Er wusste, dass die Titan-Schwestern ihn für das verantwortlich machten, was auf der Ölplattform geschehen war. Aber er war es nicht. Seine Zerstörung des Titan-Imperiums war subtil und hinterließ keine Spuren. Er war nicht an Leichen interessiert, er zählte seine Siege in Dollar und dem Recht zu prahlen. Er wollte Jed Titan zerbrochen und von der Gesellschaft, die ihm so viel bedeutete, verstoßen sehen. Wenn die Titan-Schwestern auf dem Weg dahin alles verloren, umso besser.
Wer hatte die Explosion verursacht? Die Untersuchungen waren noch nicht abgeschlossen, aber Garth war überzeugt, dass die Behörden herausfinden würden, dass es sich nicht um einen Unfall gehandelt hatte. Solche Zufälle passierten einfach nicht. Jemand hatte es absichtlich getan. Um ihm die Schuld zu geben? Oder gab es noch einen weiteren Feind der Titans, der darauf aus war, die Familie zu vernichten?
Egal wie, er würde es herausfinden. Und am Ende würde er Jed Titan alles nehmen und nicht den Hauch von Bedauern dabei verspüren.

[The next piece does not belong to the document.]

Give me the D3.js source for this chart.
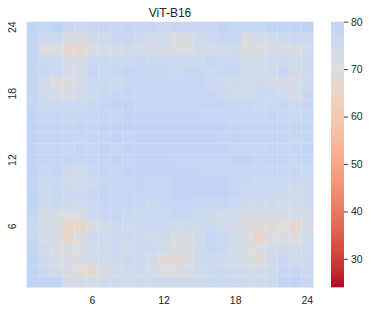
<!DOCTYPE html>
<html>
<head>
<meta charset="utf-8">
<script src="https://cdn.jsdelivr.net/npm/d3@7"></script>
<style>
  body { margin: 0; background: #fff; }
  text { font-family: "Liberation Sans", Arial, sans-serif; fill: #262626; }
</style>
</head>
<body>
<svg id="chart"></svg>
<script>
const title = "ViT-B16";
const cols = d3.range(1, 25);
const rowLabels = d3.range(24, 0, -1);   // top row is 24
const xTicks = [6, 12, 18, 24];
const yTicks = [6, 12, 18, 24];
const cbarTicks = [30, 40, 50, 60, 70, 80];
const vmin = 24, vmax = 80, center = 70;

// values, one array per row, top (24) to bottom (1)
const grid = [
  [79, 78, 80, 77, 76, 77, 77, 77, 78, 77, 77, 76, 77, 77, 77, 77, 79, 78, 78, 78, 79, 79, 79, 80],
  [78, 76, 76, 72, 71, 75, 75, 77, 77, 76, 74, 74, 71, 72, 75, 76, 77, 77, 72, 74, 74, 76, 76, 76],
  [78, 71, 71, 68, 66, 72, 73, 73, 74, 74, 73, 73, 71, 71, 74, 74, 75, 75, 71, 71, 73, 73, 72, 74],
  [78, 76, 76, 72, 72, 76, 76, 76, 76, 77, 76, 76, 76, 76, 76, 78, 76, 76, 74, 74, 75, 75, 74, 75],
  [78, 77, 76, 73, 74, 77, 76, 77, 78, 78, 77, 77, 76, 78, 77, 76, 77, 77, 74, 75, 75, 77, 74, 75],
  [78, 74, 71, 71, 73, 76, 76, 75, 77, 78, 78, 78, 77, 77, 77, 76, 75, 75, 74, 75, 73, 73, 72, 75],
  [78, 75, 73, 72, 75, 76, 77, 77, 78, 78, 78, 78, 77, 78, 78, 77, 76, 75, 74, 76, 76, 75, 73, 77],
  [78, 76, 76, 76, 76, 77, 78, 79, 79, 78, 78, 78, 78, 78, 78, 78, 78, 77, 77, 76, 76, 77, 76, 77],
  [79, 78, 77, 77, 77, 78, 78, 78, 79, 79, 79, 79, 78, 79, 78, 78, 78, 78, 77, 77, 78, 77, 76, 77],
  [79, 78, 78, 77, 78, 78, 79, 79, 79, 79, 79, 79, 79, 79, 79, 79, 79, 78, 78, 78, 78, 78, 78, 78],
  [79, 78, 78, 78, 77, 78, 78, 79, 78, 79, 79, 79, 79, 79, 79, 79, 78, 79, 78, 78, 78, 78, 77, 78],
  [79, 78, 78, 77, 78, 78, 79, 78, 79, 79, 79, 79, 79, 79, 79, 79, 79, 78, 78, 78, 78, 78, 78, 79],
  [79, 78, 78, 78, 78, 78, 78, 79, 78, 79, 79, 79, 78, 78, 78, 78, 78, 79, 79, 78, 78, 78, 77, 78],
  [79, 77, 78, 75, 75, 77, 78, 78, 79, 79, 79, 79, 79, 79, 78, 78, 78, 78, 78, 78, 77, 77, 77, 76],
  [78, 76, 76, 75, 75, 76, 77, 78, 78, 79, 78, 78, 79, 79, 79, 79, 79, 78, 77, 76, 76, 76, 76, 76],
  [79, 76, 77, 76, 76, 77, 78, 78, 78, 78, 78, 78, 79, 79, 79, 79, 79, 78, 76, 76, 76, 76, 75, 75],
  [79, 75, 76, 75, 75, 76, 77, 77, 77, 77, 76, 77, 78, 78, 77, 77, 77, 76, 75, 75, 75, 74, 75, 76],
  [77, 73, 72, 71, 71, 76, 77, 77, 76, 76, 76, 76, 77, 77, 76, 75, 74, 74, 72, 72, 72, 72, 73, 74],
  [76, 74, 72, 65, 66, 71, 74, 76, 75, 76, 76, 76, 75, 75, 75, 76, 74, 73, 71, 69, 69, 70, 67, 73],
  [77, 73, 72, 66, 71, 75, 75, 76, 76, 75, 75, 75, 72, 72, 75, 78, 76, 74, 71, 65, 71, 71, 71, 74],
  [78, 75, 72, 71, 71, 74, 75, 76, 75, 76, 76, 74, 71, 72, 75, 77, 76, 74, 71, 71, 73, 75, 74, 75],
  [79, 75, 73, 72, 72, 74, 74, 75, 76, 76, 74, 68, 68, 71, 76, 76, 75, 74, 72, 69, 75, 77, 75, 76],
  [79, 76, 74, 72, 68, 68, 73, 74, 75, 76, 73, 71, 71, 72, 75, 76, 76, 75, 74, 74, 75, 77, 77, 76],
  [79, 79, 79, 73, 73, 73, 75, 75, 75, 75, 75, 75, 75, 75, 75, 76, 76, 76, 75, 75, 76, 79, 79, 77]
];

// matplotlib coolwarm (Moreland) control colours
const coolwarm = [
  "#3b4cc0", "#445acc", "#4d68d7", "#5775e1", "#6282ea", "#6c8ef1", "#779af7", "#82a5fb",
  "#8db0fe", "#98b9ff", "#a3c2ff", "#aec9fd", "#b8d0f9", "#c2d5f4", "#ccd9ee", "#d5dbe6",
  "#dddddd", "#e5d8d1", "#ecd3c5", "#f1ccb8", "#f5c4ac", "#f7bb9f", "#f7b193", "#f7a686",
  "#f49a7b", "#f18d6f", "#ec7f63", "#e57059", "#de604d", "#d55043", "#cb3e38", "#c0282f",
  "#b40426"
];
const coolwarmR = d3.piecewise(d3.interpolateRgb, coolwarm.slice().reverse());
// seaborn-style recentering around "center"
const vrange = Math.max(vmax - center, center - vmin);
const color = v => coolwarmR((v - (center - vrange)) / (2 * vrange));

const W = 373, H = 315;
const hm = { left: 26.7, top: 21.7, right: 313.3, bottom: 287.3 };
const cb = { left: 331, right: 344 };

const svg = d3.select("#chart").attr("width", W).attr("height", H);

const x = d3.scaleBand().domain(cols).range([hm.left, hm.right]);
const y = d3.scaleBand().domain(rowLabels).range([hm.top, hm.bottom]);

const cells = [];
grid.forEach((row, i) => {
  row.forEach((v, j) => cells.push({ r: rowLabels[i], c: cols[j], v: v }));
});

svg.append("g")
  .selectAll("rect")
  .data(cells)
  .enter().append("rect")
  .attr("x", d => x(d.c))
  .attr("y", d => y(d.r))
  .attr("width", x.bandwidth() + 0.3)
  .attr("height", y.bandwidth() + 0.3)
  .attr("fill", d => color(d.v));

// faint cell seams
svg.append("g")
  .selectAll("rect")
  .data(cells)
  .enter().append("rect")
  .attr("x", d => x(d.c))
  .attr("y", d => y(d.r))
  .attr("width", x.bandwidth())
  .attr("height", y.bandwidth())
  .attr("fill", "none")
  .attr("stroke", "#fff")
  .attr("stroke-opacity", 0.07)
  .attr("stroke-width", 0.6);

// axes (no tick lines, seaborn style)
const xAxis = d3.axisBottom(x).tickValues(xTicks).tickSize(0).tickPadding(9);
svg.append("g")
  .attr("transform", "translate(0," + hm.bottom + ")")
  .call(xAxis)
  .call(g => g.select(".domain").remove())
  .selectAll("text")
  .attr("font-size", "10.5px")
  .attr("font-family", "Liberation Sans, Arial, sans-serif")
  .attr("fill", "#262626");

svg.append("g")
  .selectAll("text")
  .data(yTicks)
  .enter().append("text")
  .attr("transform", d => "translate(16," + (y(d) + y.bandwidth() / 2) + ") rotate(-90)")
  .attr("text-anchor", "middle")
  .attr("font-size", "10.5px")
  .text(d => d);

svg.append("text")
  .attr("x", (hm.left + hm.right) / 2)
  .attr("y", 16.5)
  .attr("text-anchor", "middle")
  .attr("font-size", "12px")
  .text(title);

// colorbar
const cy = d3.scaleLinear().domain([vmin, vmax]).range([hm.bottom, hm.top]);
const defs = svg.append("defs");
const grad = defs.append("linearGradient")
  .attr("id", "cbar")
  .attr("x1", 0).attr("y1", 1).attr("x2", 0).attr("y2", 0);
d3.range(0, 1.0001, 0.02).forEach(t => {
  grad.append("stop")
    .attr("offset", t)
    .attr("stop-color", color(vmin + t * (vmax - vmin)));
});
svg.append("rect")
  .attr("x", cb.left)
  .attr("y", hm.top)
  .attr("width", cb.right - cb.left)
  .attr("height", hm.bottom - hm.top)
  .attr("fill", "url(#cbar)");

const cAxis = d3.axisRight(cy).tickValues(cbarTicks).tickSize(4).tickPadding(3);
svg.append("g")
  .attr("transform", "translate(" + cb.right + ",0)")
  .call(cAxis)
  .call(g => g.select(".domain").remove())
  .call(g => g.selectAll("line").attr("stroke", "#262626").attr("stroke-width", 0.9))
  .selectAll("text")
  .attr("font-size", "10.5px")
  .attr("font-family", "Liberation Sans, Arial, sans-serif")
  .attr("fill", "#262626");
</script>
</body>
</html>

Nun, ein bisschen vielleicht doch.
Er hatte Nick nicht benutzen wollen. Aber als sich herausstellte, dass Izzy blind war, war die Gelegenheit zu verlockend gewesen, um sie nicht zu ergreifen. Wenn Nick herausfände, dass er benutzt worden war, würde er nicht sehr glücklich sein. Aber Garth setzte darauf, dass die Jahre ihrer Freundschaft mehr zählen würden.
Außerdem war es das Risiko wert. Er musste gewinnen. Um jeden Preis. Auch wenn das Vertrauen des Mannes auf dem Spiel stand, der ihm einmal das Leben gerettet hatte.